From a friend in my trivia community: I’ll post a link to an article or something on FB and/or Twitter, and I hear from Euro folk about how they’re blocked from reading it. I’d like to have a go-to answer for them that would be broadly applicable. Can you give me a generalized technique for this problem when it arises?

Sure! This is also how I get around soft-paywalls like “You have read all your free articles this month” (won’t work with “You have to pay to see this at all”) for news sites like the New York Times and other places I may not have full access too. Here are steps.

1. Go to https://web.archive.org/

2. Paste the URL into the box up top. One of two things will happen.

3 a.
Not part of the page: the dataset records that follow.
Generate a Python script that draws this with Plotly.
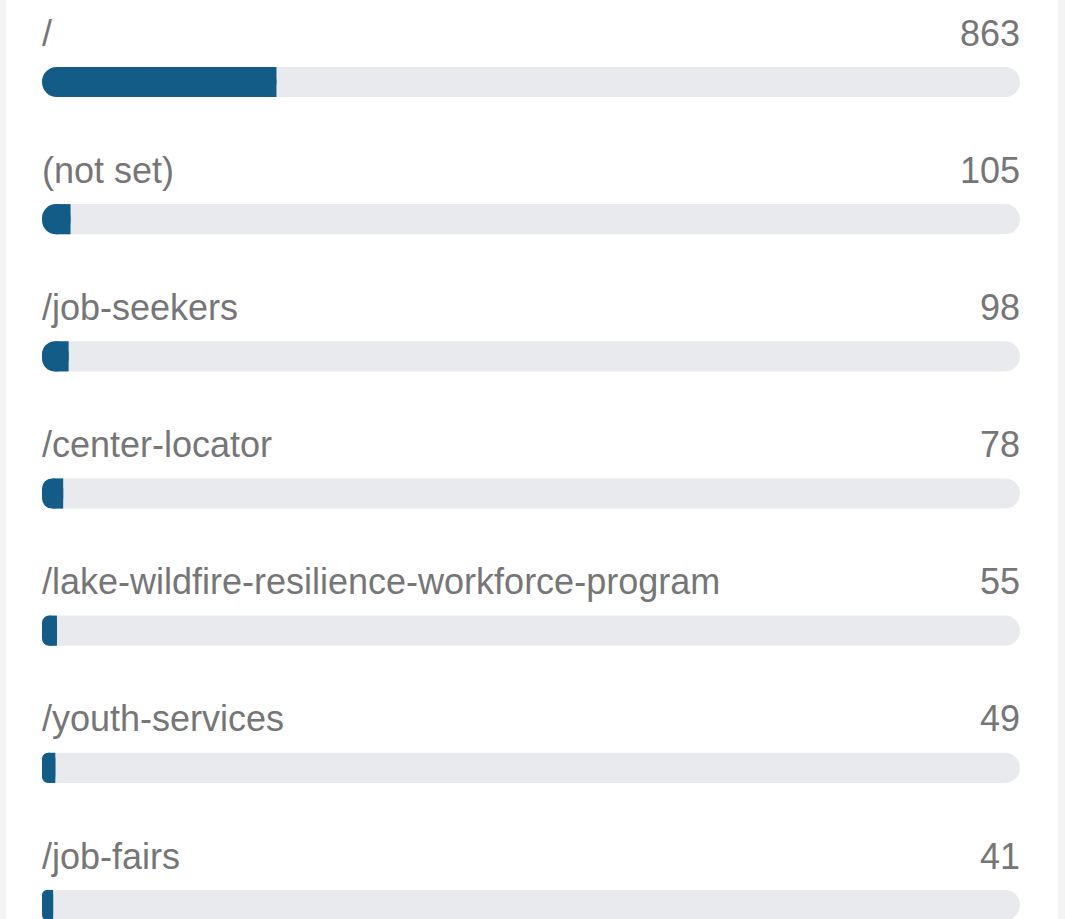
import plotly.graph_objects as go

pages = [
    "/",
    "(not set)",
    "/job-seekers",
    "/center-locator",
    "/lake-wildfire-resilience-workforce-program",
    "/youth-services",
    "/job-fairs",
]
views = [863, 105, 98, 78, 55, 49, 41]
total_views = 3600  # scale of the full track

BAR_COLOR = "#135c88"
TRACK_COLOR = "#e8eaed"
TEXT_COLOR = "#767676"
FONT = "Liberation Sans, Arial, sans-serif"
FONT_SIZE = 36
RADIUS = 15
BAR_W = 0.22

n = len(pages)

fig = go.Figure()
# full track, rounded at both ends
fig.add_trace(go.Bar(
    y=pages, x=[total_views] * n, base=[0] * n, orientation="h",
    marker=dict(color=TRACK_COLOR, cornerradius=RADIUS, line=dict(width=0)),
    width=BAR_W, hoverinfo="skip", showlegend=False,
))
# value bar: rounded pill ...
fig.add_trace(go.Bar(
    y=pages, x=views, base=[0] * n, orientation="h",
    marker=dict(color=BAR_COLOR, cornerradius=RADIUS, line=dict(width=0)),
    width=BAR_W, customdata=views,
    hovertemplate="%{y}: %{customdata}<extra></extra>", showlegend=False,
))
# ... with a square right half so only the left end is rounded
fig.add_trace(go.Bar(
    y=pages, x=[v / 2 for v in views], base=[v / 2 for v in views], orientation="h",
    marker=dict(color=BAR_COLOR, cornerradius=0, line=dict(width=0)),
    width=BAR_W, hoverinfo="skip", showlegend=False,
))

annotations = []
for p, v in zip(pages, views):
    annotations.append(dict(
        x=0, y=p, xref="x", yref="y", text=p, showarrow=False,
        xanchor="left", yanchor="middle", yshift=49, xshift=-2,
        font=dict(family=FONT, size=FONT_SIZE, color=TEXT_COLOR),
    ))
    annotations.append(dict(
        x=total_views, y=p, xref="x", yref="y", text=str(v), showarrow=False,
        xanchor="right", yanchor="middle", yshift=49, xshift=2,
        font=dict(family=FONT, size=FONT_SIZE, color=TEXT_COLOR),
    ))

W, H = 1065, 919
L, R = 42, 45
pw = W - L - R
shapes = [
    dict(type="rect", xref="paper", yref="paper",
         x0=-L / pw, x1=-(L - 6) / pw, y0=0, y1=1,
         fillcolor="#f3f3f3", line=dict(width=0), layer="below"),
    dict(type="rect", xref="paper", yref="paper",
         x0=(W - L - 7) / pw, x1=(W - L) / pw, y0=0, y1=1,
         fillcolor="#f3f3f3", line=dict(width=0), layer="below"),
]

fig.update_layout(
    width=W, height=H,
    margin=dict(l=L, r=R, t=0, b=0),
    barmode="overlay",
    paper_bgcolor="white", plot_bgcolor="white",
    xaxis=dict(range=[0, total_views], visible=False, fixedrange=True),
    yaxis=dict(type="category", range=[6.102, -0.598], visible=False, fixedrange=True),
    annotations=annotations,
    shapes=shapes,
    font=dict(family=FONT),
)

fig.write_html(
    "out.html",
    config={"displayModeBar": False},
    post_script="document.body.style.margin='0px';document.body.style.overflow='hidden';",
)
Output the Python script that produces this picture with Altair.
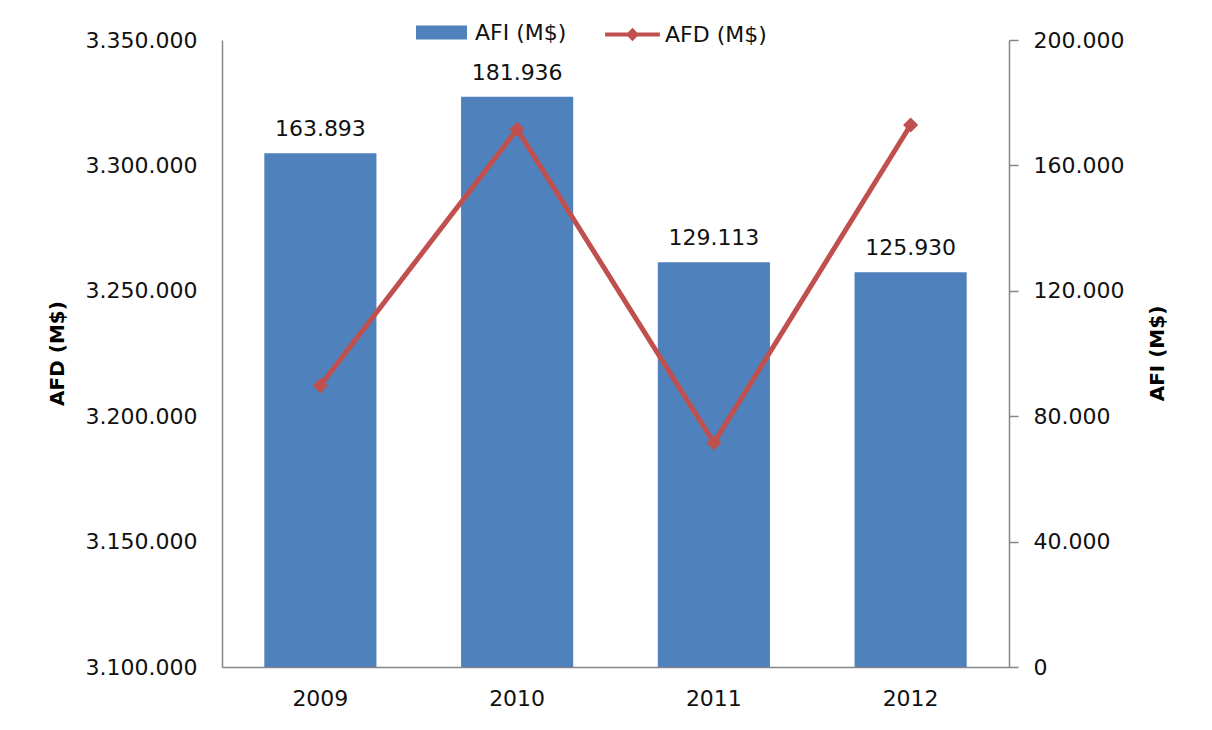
import altair as alt
import pandas as pd

years = ["2009", "2010", "2011", "2012"]
afi = [163893, 181936, 129113, 125930]
afd = [3212200, 3314400, 3189400, 3316100]
afi_name = "AFI (M$)"
afd_name = "AFD (M$)"
left_ticks = [3100000, 3150000, 3200000, 3250000, 3300000, 3350000]
right_ticks = [0, 40000, 80000, 120000, 160000, 200000]

df = pd.DataFrame({
    "year": years,
    "afi": afi,
    "afd": afd,
    "afi_s": [afi_name] * len(years),
    "afd_s": [afd_name] * len(years),
})

FONT = "DejaVu Sans"
FS = 22
W, H = 787, 627
dot_fmt = "replace(format(datum.value, ','), regexp(',', 'g'), '.')"

x = alt.X(
    "year:N",
    title=None,
    scale=alt.Scale(paddingInner=0.43, paddingOuter=0.215),
    axis=alt.Axis(labelAngle=0, ticks=False, grid=False, domainColor="#868686", domainWidth=1.5,
                  labelFontSize=FS, labelPadding=21, labelColor="#111111", labelFont=FONT),
)

base = alt.Chart(df).encode(x=x)

bar_base = base.encode(
    y=alt.Y("afi:Q", title="AFI (M$)",
            scale=alt.Scale(domain=[0, 200000], nice=False, zero=True),
            axis=alt.Axis(orient="right", values=right_ticks, labelExpr=dot_fmt,
                          grid=False, tickSize=9, tickColor="#868686", tickWidth=1.5,
                          domainColor="#868686", domainWidth=1.5,
                          labelFontSize=FS, labelPadding=15, labelColor="#111111", labelFont=FONT,
                          titleFontSize=20, titleFont=FONT, titleFontWeight="bold", titleColor="#000000",
                          titleAngle=270, titleX=148, titleY=313, titleAlign="center",
                          titleBaseline="middle")),
)

bars = bar_base.mark_bar(color="#4F81BD").encode(
    color=alt.Color("afi_s:N", scale=alt.Scale(range=["#4F81BD"]),
                    legend=alt.Legend(title=None, orient="none", legendX=194, legendY=-33,
                                      symbolType="M-1,-0.27L1,-0.27L1,0.27L-1,0.27Z",
                                      symbolSize=2600, symbolStrokeWidth=0,
                                      labelFontSize=FS, labelFont=FONT, labelColor="#111111",
                                      labelOffset=8)),
)

labels = bar_base.transform_calculate(
    lab="replace(format(datum.afi, ','), regexp(',', 'g'), '.')"
).mark_text(baseline="middle", dy=-24, fontSize=FS, font=FONT, color="#111111").encode(
    text="lab:N",
)

bar_layer = alt.layer(bars, labels)

line = base.mark_line(
    color="#C0504D", strokeWidth=5,
    point=alt.OverlayMarkDef(shape="diamond", size=230, filled=True, color="#C0504D"),
).encode(
    y=alt.Y("afd:Q", title="AFD (M$)",
            scale=alt.Scale(domain=[3100000, 3350000], nice=False, zero=False),
            axis=alt.Axis(orient="left", values=left_ticks, labelExpr=dot_fmt,
                          grid=False, ticks=False,
                          domainColor="#868686", domainWidth=1.5,
                          labelFontSize=FS, labelPadding=25, labelColor="#111111", labelFont=FONT,
                          titleFontSize=20, titleFont=FONT, titleFontWeight="bold", titleColor="#000000",
                          titleAngle=270, titleX=-165, titleY=313, titleAlign="center",
                          titleBaseline="middle")),
    color=alt.Color("afd_s:N", scale=alt.Scale(range=["#C0504D"]),
                    legend=alt.Legend(title=None, orient="none", legendX=383, legendY=-33,
                                      symbolType="M-1,-0.075L-0.17,-0.075L0,-0.25L0.17,-0.075L1,-0.075L1,0.075L0.17,0.075L0,0.25L-0.17,0.075L-1,0.075Z",
                                      symbolSize=3000, symbolStrokeWidth=0,
                                      labelFontSize=FS, labelFont=FONT, labelColor="#111111",
                                      labelOffset=5)),
)

chart = alt.layer(bar_layer, line).resolve_scale(
    y="independent", color="independent"
).resolve_legend(color="independent").properties(
    width=W, height=H,
    autosize=alt.AutoSizeParams(type="none"),
    padding={"left": 214, "top": 32, "right": 188, "bottom": 54},
).configure(background="white").configure_view(stroke=None).configure_axis(grid=False)

chart.save("out.html", embed_options={"renderer": "svg", "actions": False})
If you get a little calendar with blue circles on it like in this case, then you can click on one of the blue circles, click on the timestamp in the little pop up that comes up and you’ll get that page as it was “captured” by the Internet Archive. That will give you a long messy URL like this one which is how that page looked at that date and time. Obviously for things like a news article the date/time likely doesn’t matter, but to see what a web page looked like before it changed, it might.
3 b. If you get a little box that says “Hrm. Wayback Machine has not archived that URL.” there will be a button that you can click which says “Save this URL in the Wayback Machine” Once you do that, you wait a minute or two and then you’ll have a URL for the “saved” version of the article.

4. Share this URL with people. It may load slowly but it should load. I usually send people the main URL and then send a “cached version” which is the Internet Archive’s version. Google used to give access to cached versions of pages but I don’t think this is a service they provide anymore.

Note that the URL for the saved pages is an archive.org URL, this is normal, it’s serving a cached version of the page. Archive.is is a different service that does basically the same thing, and has a Firefox add-on. I’ve also seen similar options in the Chrome store, though I haven’t used them.

One thought on “Ask A Librarian: Sharing links behind a soft paywall?

  1. Two other options are 12 Foot Ladder (https://12ft.io/) and Print Friendly (https://www.printfriendly.com/). Both of them let you input the URL for the article and then they load it up. I’ve used Print Friendly for years, but was only recently introduced to 12 Foot Ladder and I’ve become a big fan.